(WHTM) — Many pandemic-era protections are coming to an end.
That can lead to serious consequences for people in debt.
In fact, some are now turning to bankruptcy
“The pandemic was challenging not only for everybody from a mental health perspective but from a financial health perspective,” financial attorney Leslie Tayne said.
Many of the financial protections that were put in place to debt have ended or will be ending soon.
“Consumers need to understand that at this point in time you have to pay your bill, and with that it requires a focus again on where do you stand post pandemic,” Tayne said.
Those bills, on top of the rising cost of everything due to inflation, are leaving many people struggling to keep up.
Tayne says bankruptcy rates have doubled over the last year. It’s a very serious step.

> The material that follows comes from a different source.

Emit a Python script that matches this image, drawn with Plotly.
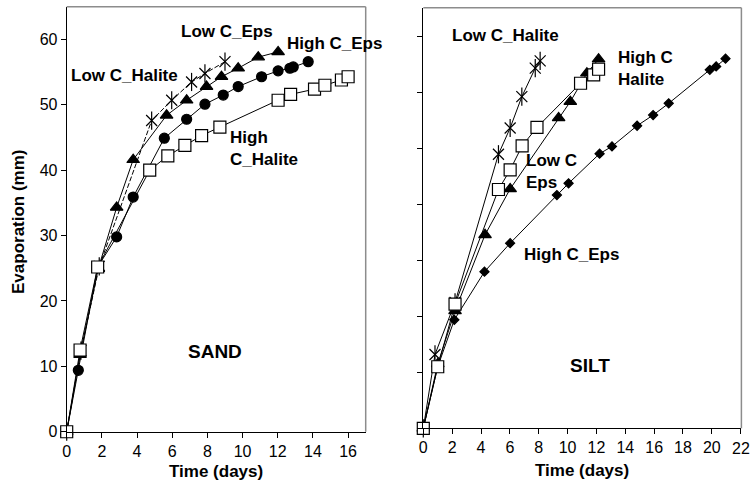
import plotly.graph_objects as go

# ---------------- SAND (left panel) ----------------
sand_hi_eps_t = [0, 0.66, 1.76, 2.84, 3.78, 5.55, 6.82, 7.86, 8.9, 9.75, 11.08, 12.02, 12.69, 12.88, 13.73]
sand_hi_eps_e = [0, 9.4, 25.2, 29.8, 35.9, 44.9, 47.8, 50.1, 51.5, 52.8, 54.3, 55.2, 55.6, 55.8, 56.6]

sand_hi_hal_t = [0, 0.76, 1.76, 4.72, 5.75, 6.72, 7.67, 8.71, 12.02, 12.73, 14.09, 14.68, 15.62, 16.0]
sand_hi_hal_e = [0, 12.5, 25.2, 40.0, 42.2, 43.8, 45.3, 46.6, 50.7, 51.6, 52.4, 53.0, 53.8, 54.3]

sand_lo_eps_t = [0, 0.76, 1.8, 2.84, 3.78, 5.68, 6.82, 7.95, 8.8, 9.75, 10.89, 12.02]
sand_lo_eps_e = [0, 11.8, 25.0, 34.3, 41.6, 48.4, 50.7, 52.8, 54.3, 55.6, 57.3, 58.1]

sand_lo_hal_t = [0, 0.81, 1.85, 4.83, 5.97, 7.1, 7.86, 9.0]
sand_lo_hal_e = [0, 12.4, 25.3, 47.6, 50.7, 53.5, 54.8, 56.6]

# ---------------- SILT (right panel) ----------------
silt_hi_eps_t = [0, 1.0, 2.15, 4.24, 6.02, 9.26, 10.07, 12.22, 13.08, 14.82, 15.93, 17.01, 19.86, 20.3, 20.95]
silt_hi_eps_e = [0, 11.0, 19.4, 28.0, 33.1, 41.7, 43.8, 49.1, 50.4, 54.1, 56.0, 58.1, 64.1, 64.7, 66.1]

silt_hi_hal_t = [0, 1.0, 2.2, 5.21, 6.02, 6.85, 7.88, 10.9, 11.81, 12.15]
silt_hi_hal_e = [0, 11.0, 22.2, 42.7, 46.2, 50.5, 53.8, 61.7, 63.2, 64.2]

silt_lo_eps_t = [0, 1.0, 2.2, 4.28, 6.02, 9.38, 10.19, 11.34, 12.15]
silt_lo_eps_e = [0, 11.5, 21.0, 34.6, 42.8, 55.5, 58.4, 63.5, 66.0]

silt_lo_hal_t = [0, 0.81, 2.2, 5.21, 6.02, 6.83, 7.76, 8.1]
silt_lo_hal_e = [0, 13.2, 22.5, 49.0, 53.7, 59.3, 64.4, 65.7]

x_ticks_sand = [0, 2, 4, 6, 8, 10, 12, 14, 16]
x_ticks_silt = [0, 2, 4, 6, 8, 10, 12, 14, 16, 18, 20]
x_tick_silt_last = 22
y_ticks = [0, 10, 20, 30, 40, 50, 60]
y_ticks_silt = [0, 10, 20, 30, 40, 50, 60, 70]

FONT = "Arial, Liberation Sans, sans-serif"
BLK = "black"
W = 760  # figure slightly wider than the 750px window

fig = go.Figure()


def add_series(x, y, xa, ya, symbol, size, fill=True, dash="solid", lw=1.0):
    fig.add_trace(go.Scatter(
        x=x, y=y, xaxis=xa, yaxis=ya, mode="lines+markers", cliponaxis=False,
        line=dict(color=BLK, width=lw, dash=dash),
        marker=dict(symbol=symbol, size=size,
                    color=BLK if fill else "white",
                    line=dict(color=BLK, width=1.2)),
        showlegend=False, hoverinfo="x+y"))


def add_star(x, y, xa, ya, dash="solid"):
    add_series(x, y, xa, ya, "x-thin-open", 11, dash=dash)
    fig.add_trace(go.Scatter(
        x=x, y=y, xaxis=xa, yaxis=ya, mode="markers", cliponaxis=False,
        marker=dict(symbol="line-ns-open", size=13, color=BLK,
                    line=dict(color=BLK, width=1.2)),
        showlegend=False, hoverinfo="skip"))


# Left panel
add_star(sand_lo_hal_t, sand_lo_hal_e, "x", "y", dash="5px,2px")
add_series(sand_lo_eps_t, sand_lo_eps_e, "x", "y", "triangle-up", 11)
add_series(sand_hi_eps_t, sand_hi_eps_e, "x", "y", "circle", 10)
add_series(sand_hi_hal_t, sand_hi_hal_e, "x", "y", "square", 12, fill=False)

# Right panel
add_series(silt_hi_eps_t, silt_hi_eps_e, "x2", "y2", "diamond", 7)
add_star(silt_lo_hal_t, silt_lo_hal_e, "x2", "y2")
add_series(silt_lo_eps_t, silt_lo_eps_e, "x2", "y2", "triangle-up", 11)
add_series(silt_hi_hal_t, silt_hi_hal_e, "x2", "y2", "square", 12, fill=False)

axis_common = dict(showgrid=False, zeroline=False, showline=True, linecolor=BLK, linewidth=1,
                   ticks="outside", ticklen=5, tickcolor=BLK, tickwidth=1, automargin=False,
                   tickfont=dict(family=FONT, size=16, color=BLK))
axis_nolab = {k: v for k, v in axis_common.items() if k != "tickfont"}

fig.update_layout(
    width=W, height=484,
    margin=dict(l=0, r=0, t=0, b=0),
    paper_bgcolor="white", plot_bgcolor="white",
    xaxis=dict(domain=[66.7 / W, 365.7 / W], range=[0, 17], tickvals=x_ticks_sand,
               anchor="y", **axis_common),
    yaxis=dict(domain=[0.108, 0.986], range=[0, 65], tickvals=y_ticks, anchor="x",
               **axis_common),
    xaxis2=dict(domain=[423.3 / W, 741.4 / W], range=[0, 22.05],
                tickvals=x_ticks_silt + [x_tick_silt_last],
                ticktext=[str(v) for v in x_ticks_silt] + [""],
                anchor="y2", **axis_common),
    yaxis2=dict(domain=[0.1151, 0.984], range=[0, 75.2], tickvals=y_ticks_silt, anchor="x2",
                showticklabels=False, **axis_nolab),
)

# grey plot-area border (top and right)
for xa, ya in (("x", "y"), ("x2", "y2")):
    fig.add_shape(type="line", xref=f"{xa} domain", yref=f"{ya} domain",
                  x0=0, x1=1, y0=1, y1=1, line=dict(color="#8c8c8c", width=1.5))
    fig.add_shape(type="line", xref=f"{xa} domain", yref=f"{ya} domain",
                  x0=1, x1=1, y0=0, y1=1, line=dict(color="#8c8c8c", width=1.5))


def label(text, x, y, xa, ya, size=17, align="center", xanchor="center", angle=0, bold=True):
    fig.add_annotation(text=f"<b>{text}</b>" if bold else text, x=x, y=y, xref=xa, yref=ya,
                       showarrow=False,
                       font=dict(family=FONT, size=size, color=BLK), align=align,
                       xanchor=xanchor, yanchor="middle", textangle=angle)


# last tick label of the silt time axis, placed by hand at the window edge
label(str(x_tick_silt_last), x_tick_silt_last, 1 - 448 / 484, "x2", "paper", size=16, bold=False)

# axis titles (paper coordinates)
label("Time (days)", 216 / W, 1 - 471.5 / 484, "paper", "paper", size=17)
label("Time (days)", 581.7 / W, 1 - 470.7 / 484, "paper", "paper", size=17)
label("Evaporation (mm)", 18.5 / W, 1 - 221.5 / 484, "paper", "paper", size=17, angle=-90)

label("Low C_Eps", 9.09, 61.2, "x", "y")
label("High C_Eps", 15.25, 59.4, "x", "y")
label("Low C_Halite", 3.26, 54.5, "x", "y")
label("High<br>C_Halite", 9.15, 43.3, "x", "y", align="left", xanchor="left")
label("SAND", 8.43, 12.3, "x", "y", size=19)

label("Low C_Halite", 5.71, 70.2, "x2", "y2")
label("High C<br>Halite", 13.35, 64.4, "x2", "y2", align="left", xanchor="left")
label("Low C<br>Eps", 7.0, 46.0, "x2", "y2", align="left", xanchor="left")
label("High C_Eps", 10.24, 31.0, "x2", "y2")
label("SILT", 11.58, 11.3, "x2", "y2", size=19)

fig.write_html("out.html", config={"displayModeBar": False},
               post_script="document.body.style.margin='0px';document.body.style.overflow='hidden';")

“I think consumers often see bankruptcy as i’m just going to file bankruptcy and be done with it,” she said.
She says declaring bankruptcy isn’t as simple as just erasing your debts.
“It isn’t always as simple as the debts are gone because there are some debts that you want to maintain at times,” she said.
One example is a mortgage. But when you have a large debt and you have no means to pay it back, bankruptcy could be the best option.
A Chapter 7 wipes out all your debts.
A Chapter 13 is a repayment plan over 3 to 5 years, but there’s no guarantee your debts will be wiped clean.
Both come with serous repercussions.
“It’s not as cut and dry as it may sound that, ‘ Oh I’m just going to go in and I’m going to take my debt that I can’t pay anymore and I’m just going to get a judge to wipe it out.’ No, that bankruptcy trustee is going to open every single box in your financial world to find out where your assets are,” Tayne said.
Bankruptcy will stay on your credit report for 10 years, you’ll pay the highest interest rates, and you will most likely need a co-signer on big purchases.
Tayne says bankruptcy is a last resort.
Now is the time to look at your budget and to prioritize needs vs. wants.
“Now more than ever consumers should be finding ways to put money in the bank, have cash available and build a savings fund where you can take advantage of high interest rates as opposed to letting high interest rates take advantage of you,” she said.
Look for extra ways to supplement your income, like a second job.
“Paying down debt takes time, consumers need to understand it’s not an overnight process,” Tayne said.
Tayne also suggest looking into alternatives to bankruptcy, like debt settlement and consolidation.
But be careful, with so many people needing these services, scam artists are taking advantage. That’s why it’s important to do your research.